I look around the large room. This seems to be the way they normally operate. There is another boy, James' age, with what looks like cerebral palsy, fighting against the straps binding him to a black machine that pumps his arms and legs. A middle-aged man is red faced and damp with the effort of hauling himself between parallel bars. There are elderly people struggling away at various tasks, all looking unsure and miserable. The four therapists, in the meantime, are reading, chatting to each other, arranging flowers and generally oblivious to the patients.

The physiotherapist in Birmingham had been fantastic, helping, encouraging and reassuring James every step of the way. I can't understand how these people can be so different. I'm appalled for all the patients in the room. Prickly outrage is bubbling up.

I look back at James and see that he's in agony and has started across the room towards me. I meet him halfway.

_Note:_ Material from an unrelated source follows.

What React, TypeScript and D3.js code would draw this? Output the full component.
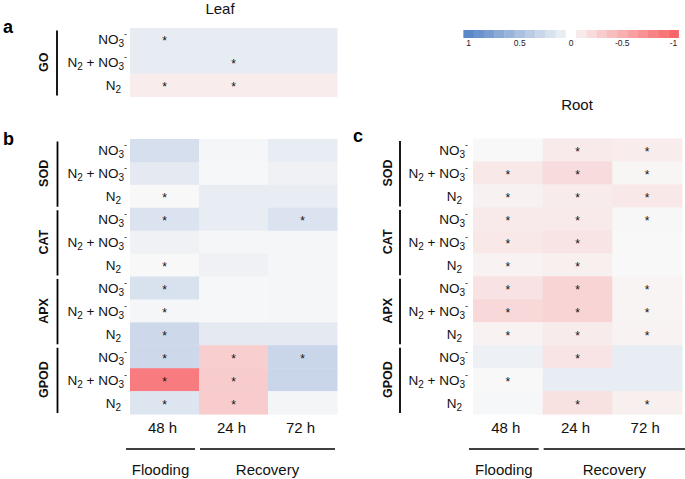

'Are you all right, James?'

'It hurts and I'm not sure how to do it.' He looks down. They've made him feel useless.

'Well don't worry. I am less than impressed with the care you're receiving and we're leaving.' Anger has made my voice loud and it carries with a teacher's authority.

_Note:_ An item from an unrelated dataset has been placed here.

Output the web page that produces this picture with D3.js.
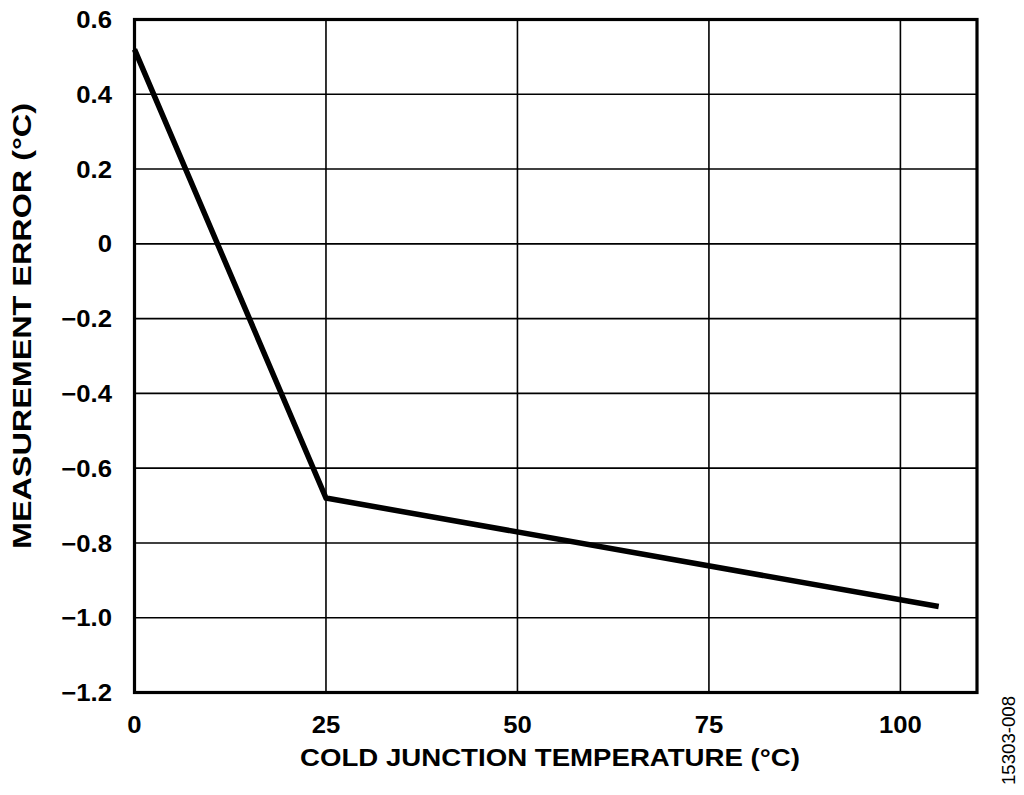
<!DOCTYPE html>
<html>
  <head>
    <script src="https://cdnjs.cloudflare.com/ajax/libs/d3/7.8.5/d3.min.js"></script>
    <style type="text/css">
      body { margin: 0; padding: 0; background: #fff; }
      text { font-family: "Liberation Sans", Arial, sans-serif; fill: #000; }
      .tick-label { font-weight: bold; font-size: 24px; }
      .axis-title { font-weight: bold; font-size: 24px; }
    </style>
  </head>
  <body>
    <div id="chart"></div>
    <script type="text/javascript">
    const temps = [0, 25, 105];
    const errors = [0.52, -0.68, -0.97];
    const xTicks = [0, 25, 50, 75, 100];
    const yTicks = [0.6, 0.4, 0.2, 0, -0.2, -0.4, -0.6, -0.8, -1.0, -1.2];
    const yTickLabels = ['0.6', '0.4', '0.2', '0', '\u22120.2', '\u22120.4', '\u22120.6', '\u22120.8', '\u22121.0', '\u22121.2'];

    const W = 1024, H = 795;
    const plot = {left: 134.5, right: 977, top: 19.5, bottom: 692.5};

    const svg = d3.select('#chart').append('svg')
      .attr('width', W).attr('height', H);

    const x = d3.scaleLinear().domain([0, 110]).range([plot.left, plot.right]);
    const y = d3.scaleLinear().domain([-1.2, 0.6]).range([plot.bottom, plot.top]);

    // grid
    svg.append('g').selectAll('line')
      .data(xTicks.filter(d => d > 0))
      .enter().append('line')
      .attr('x1', d => x(d)).attr('x2', d => x(d))
      .attr('y1', plot.top).attr('y2', plot.bottom)
      .attr('stroke', '#000').attr('stroke-width', 1.6);

    svg.append('g').selectAll('line')
      .data(yTicks.filter(d => d > -1.2 && d < 0.6))
      .enter().append('line')
      .attr('x1', plot.left).attr('x2', plot.right)
      .attr('y1', d => y(d)).attr('y2', d => y(d))
      .attr('stroke', '#000').attr('stroke-width', 1.6);

    // frame
    svg.append('rect')
      .attr('x', plot.left).attr('y', plot.top)
      .attr('width', plot.right - plot.left).attr('height', plot.bottom - plot.top)
      .attr('fill', 'none').attr('stroke', '#000').attr('stroke-width', 3.2);

    // data line
    const pts = temps.map((t, i) => [t, errors[i]]);
    svg.append('path')
      .datum(pts)
      .attr('d', d3.line().x(d => x(d[0])).y(d => y(d[1])))
      .attr('fill', 'none').attr('stroke', '#000')
      .attr('stroke-width', 5.5).attr('stroke-linejoin', 'miter');

    // tick labels (slightly wide glyphs in the original)
    svg.append('g').selectAll('text')
      .data(yTicks)
      .enter().append('text')
      .attr('class', 'tick-label')
      .attr('transform', d => `translate(112,${y(d)}) scale(1.07,1)`)
      .attr('dy', '0.36em')
      .attr('text-anchor', 'end')
      .text((d, i) => yTickLabels[i]);

    svg.append('g').selectAll('text')
      .data(xTicks)
      .enter().append('text')
      .attr('class', 'tick-label')
      .attr('transform', d => `translate(${x(d)},732.5) scale(1.07,1)`)
      .attr('text-anchor', 'middle')
      .text(d => d);

    // axis titles
    svg.append('text')
      .attr('class', 'axis-title')
      .attr('x', 300)
      .attr('y', 766)
      .attr('textLength', 500)
      .attr('lengthAdjust', 'spacingAndGlyphs')
      .text('COLD JUNCTION TEMPERATURE (°C)');

    svg.append('text')
      .attr('class', 'axis-title')
      .attr('transform', 'translate(31,549) rotate(-90)')
      .attr('textLength', 446)
      .attr('lengthAdjust', 'spacingAndGlyphs')
      .style('font-size', '26px')
      .text('MEASUREMENT ERROR (°C)');

    svg.append('text')
      .attr('transform', 'translate(1015,785) rotate(-90)')
      .attr('textLength', 89)
      .attr('lengthAdjust', 'spacingAndGlyphs')
      .style('font-size', '19px')
      .text('15303-008');
    </script>
  </body>
</html>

The physiotherapists leap to their feet and rush towards us but we've had enough. I can't bring myself to speak to them. We turn and march from the room. I report my observations to several people in a position to take the matter further but we aren't prepared to go back there.

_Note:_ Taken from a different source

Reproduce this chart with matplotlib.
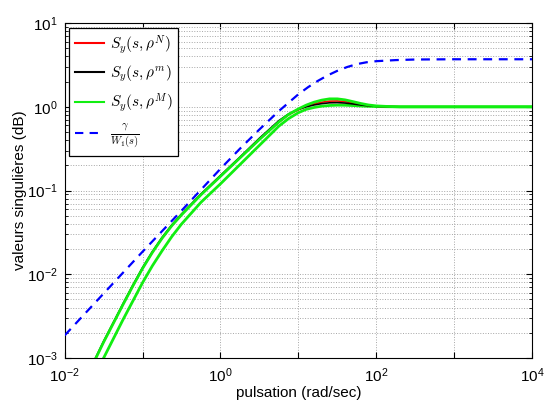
import matplotlib
matplotlib.use("Agg")
import matplotlib.pyplot as plt
import numpy as np

plt.rcParams['font.family'] = ['Liberation Sans', 'DejaVu Sans']
plt.rcParams['mathtext.fontset'] = 'cm'

# log10 of pulsation (rad/sec) at which values were read
logw = [-2.0, -1.75, -1.5, -1.25, -1.125, -1.0, -0.875, -0.75, -0.625, -0.5, -0.25,
        0.0, 0.25, 0.5, 0.75, 0.875, 1.0, 1.1, 1.2, 1.3, 1.4, 1.5, 1.6, 1.7, 1.8,
        1.9, 2.0, 2.15, 2.3, 3.0, 4.0]

# log10 of singular values
green_a = [-3.78, -3.29, -2.81, -2.36, -2.14, -1.93, -1.74, -1.57, -1.42, -1.29, -1.05,
           -0.83, -0.61, -0.39, -0.18, -0.09, -0.025, 0.02, 0.055, 0.08, 0.095, 0.095,
           0.083, 0.062, 0.04, 0.022, 0.011, 0.004, 0.0, 0.0, 0.0]
green_b = [-3.98, -3.49, -3.0, -2.54, -2.32, -2.10, -1.90, -1.72, -1.55, -1.40, -1.14,
           -0.92, -0.69, -0.46, -0.23, -0.14, -0.07, -0.03, -0.008, 0.008, 0.016, 0.02,
           0.019, 0.015, 0.01, 0.006, 0.003, 0.001, 0.0, 0.0, 0.0]
red = [-3.78, -3.29, -2.81, -2.36, -2.14, -1.93, -1.74, -1.57, -1.42, -1.29, -1.05,
       -0.83, -0.61, -0.39, -0.185, -0.095, -0.035, 0.005, 0.035, 0.055, 0.068, 0.07,
       0.062, 0.045, 0.028, 0.015, 0.007, 0.002, 0.0, 0.0, 0.0]
black = [-3.77, -3.28, -2.80, -2.35, -2.13, -1.92, -1.73, -1.56, -1.41, -1.28, -1.04,
         -0.82, -0.60, -0.375, -0.165, -0.085, -0.03, 0.0, 0.022, 0.038, 0.048, 0.05,
         0.045, 0.034, 0.022, 0.012, 0.006, 0.002, 0.0, 0.0, 0.0]

logw_d = [-2.0, -1.5, -1.0, -0.5, 0.0, 0.25, 0.5, 0.75, 1.0, 1.125, 1.25, 1.375, 1.5,
          1.625, 1.75, 1.875, 2.0, 2.25, 2.5, 3.0, 4.0]
dashed = [-2.73, -2.23, -1.73, -1.24, -0.74, -0.50, -0.27, -0.05, 0.15, 0.235, 0.31,
          0.375, 0.43, 0.475, 0.51, 0.532, 0.545, 0.558, 0.565, 0.568, 0.568]

w = 10.0 ** np.array(logw)
wd = 10.0 ** np.array(logw_d)

fig = plt.figure(figsize=(5.48, 4.05), dpi=100)
ax = fig.add_axes([0.118, 0.116, 0.853, 0.827])

green = '#11ee11'
ax.plot(w, 10.0 ** np.array(green_b), color=green, lw=2.0, zorder=2)
ax.plot(w, 10.0 ** np.array(red), color='red', lw=1.2, label=r'$S_y(s,\rho^N)$', zorder=3)
ax.plot(w, 10.0 ** np.array(black), color='black', lw=1.2, label=r'$S_y(s,\rho^m)$', zorder=3)
ax.plot(w, 10.0 ** np.array(green_a), color=green, lw=2.0, label=r'$S_y(s,\rho^M)$', zorder=4)
ax.plot(wd, 10.0 ** np.array(dashed), color='blue', lw=1.6, ls=(0, (4, 3)),
        label=r'$\frac{\gamma}{W_1(s)}$', zorder=5)

ax.set_xscale('log')
ax.set_yscale('log')
ax.set_xlim(1e-2, 1e4)
ax.set_ylim(1e-3, 1e1)

ax.set_xticks([10.0 ** k for k in range(-2, 5)])
ax.set_xticklabels([r'$\mathdefault{10^{%d}}$' % k if k % 2 == 0 else '' for k in range(-2, 5)])
ax.set_yticks([10.0 ** k for k in range(-3, 2)])
ax.set_yticklabels([r'$\mathdefault{10^{%d}}$' % k for k in range(-3, 2)])
ax.xaxis.set_minor_locator(matplotlib.ticker.NullLocator())
ax.yaxis.set_minor_locator(matplotlib.ticker.LogLocator(base=10, subs=np.arange(2, 10), numticks=20))
ax.yaxis.set_minor_formatter(matplotlib.ticker.NullFormatter())

ax.tick_params(which='both', direction='in', top=True, right=True, labelsize=11)
ax.tick_params(which='major', length=4)
ax.tick_params(which='minor', length=2)
ax.tick_params(axis='x', pad=6)
ax.tick_params(axis='y', pad=5)

ax.grid(True, which='major', ls=':', color='0.65', lw=0.7)
ax.grid(True, which='minor', axis='y', ls=':', color='0.65', lw=0.7)

ax.set_xlabel('pulsation (rad/sec)', fontsize=11)
ax.set_ylabel('valeurs singulières (dB)', fontsize=11)
ax.xaxis.set_label_coords(0.5, -0.085)
ax.yaxis.set_label_coords(-0.08, 0.5)

leg = ax.legend(loc='upper left', fontsize=11, handlelength=1.9, labelspacing=0.5,
                fancybox=False, framealpha=1, edgecolor='black',
                borderaxespad=0.3, borderpad=0.35, handletextpad=0.4)
leg.get_frame().set_linewidth(0.9)
for line in leg.get_lines():
    line.set_linewidth(1.5)

fig.savefig('out.png', dpi=100)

Happily, the team at the smaller unit are terrific. It's quiet by the time James arrives after school. He has a young physiotherapist all to himself and she's very supportive and positive. There's also another younger boy, eleven years old, who's having help after a below-the-knee amputation. His foot had been crushed in an accident with a bus. This child is very quickly back on his 'feet', not having to contend with chemotherapy or to learn the more complicated skills involved in managing without a knee.


Usually, I am a polite, mild-mannered person but injustice brings out the bolshiness in me. As a teenager, I had crushes like everyone else. One day in a geometry class, I was busy composing a love letter, which I wouldn't send, when the teacher called on me to answer a question.

'What is the length of the hypotenuse?'

Glancing up at the board, I gave the correct response and returned to my letter.

Apparently, he'd been hoping to catch me out. Busy as I was, I hadn't detected the scarlet silence that propelled him over to snatch up the letter from under my hand.

Panic stung my mind. Please don't let anyone read what I've written, I pleaded silently.

Just then the teacher was called out of the room, dropping my letter onto his desk, as he passed.

Trembling, but furious at the injustice of being punished when I felt I hadn't done anything wrong, I went up and took it back.

Spotting the letter's absence on his return, the teacher screamed at me. 'How dare you take anything off my desk without permission?'

With heart thundering, in a strangled passion, I answered, 'Well, you shouldn't take things off my desk, either.'

This left him with nothing to say in front of the class and fortunately the bell went.

I am very grateful that this teacher didn't seem to hold the incident against me.